New Delhi’s eight-year involvement thus provides a classic study of the flawed performance of a regional power seeking to manage and exploit ethnic conflict in a neighboring state to its own advantage; the principal flaw, and here the Indian intervention was unique in the history of external interventions by regional superpowers in ethnic conflicts in small states, was the external mediator’s unintended transformation into a combatant. It entered the dispute with the avowed objective of protecting the interests of Sri Lanka’s Tamil minority, but the Indian army soon began fighting the LTTE, the principal representatives of Tamil separatism, on Sri Lankan soil in the north and east of the island. Coercive intervention, with its ambiguous and eventually contradictory objectives, failed in almost all of its aims. Far from resolving the island’s ethnic conflict, the failure of the Indian enterprise greatly aggravated it and Sri Lankan governments of the future have had to cope with the consequences of this.

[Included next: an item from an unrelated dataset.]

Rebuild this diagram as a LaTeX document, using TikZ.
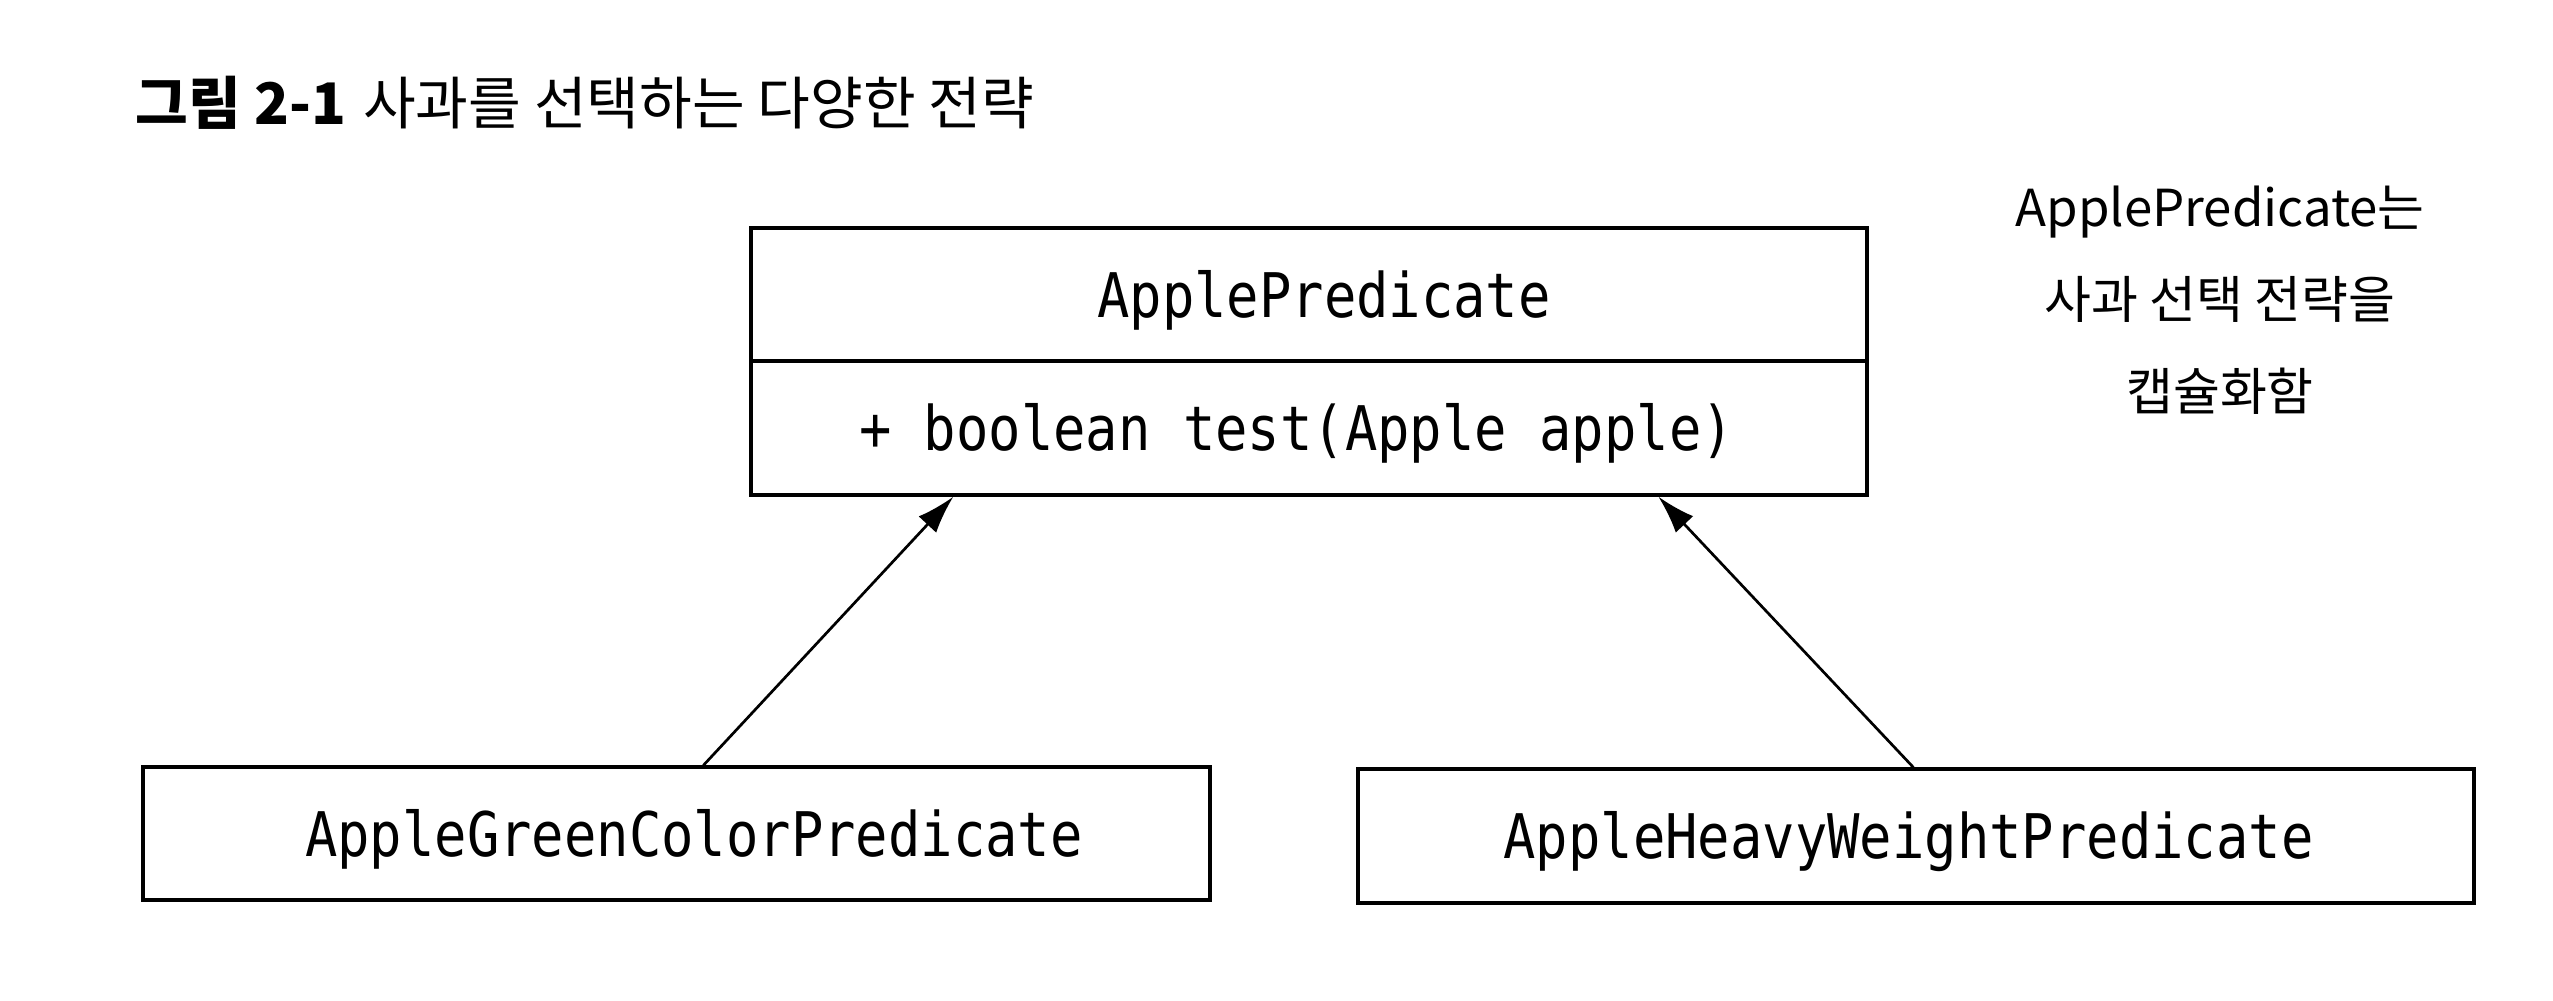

As a result of its two-year conflict with the LTTE, the Indian intervention elevated that organization to an unquestioned leadership role among the Tamil separatist forces.
J.R. Jayewardene’s government was called upon to pay a heavy price in the erosion of its bases of support in the country. He had arrived in power in 1977 on a massive wave of popularity. He had lost much of this latter at the time he left office in 1989.13 India’s intervention in Sri Lanka’s ethnic conflict was the cause of much of this change in his fortunes.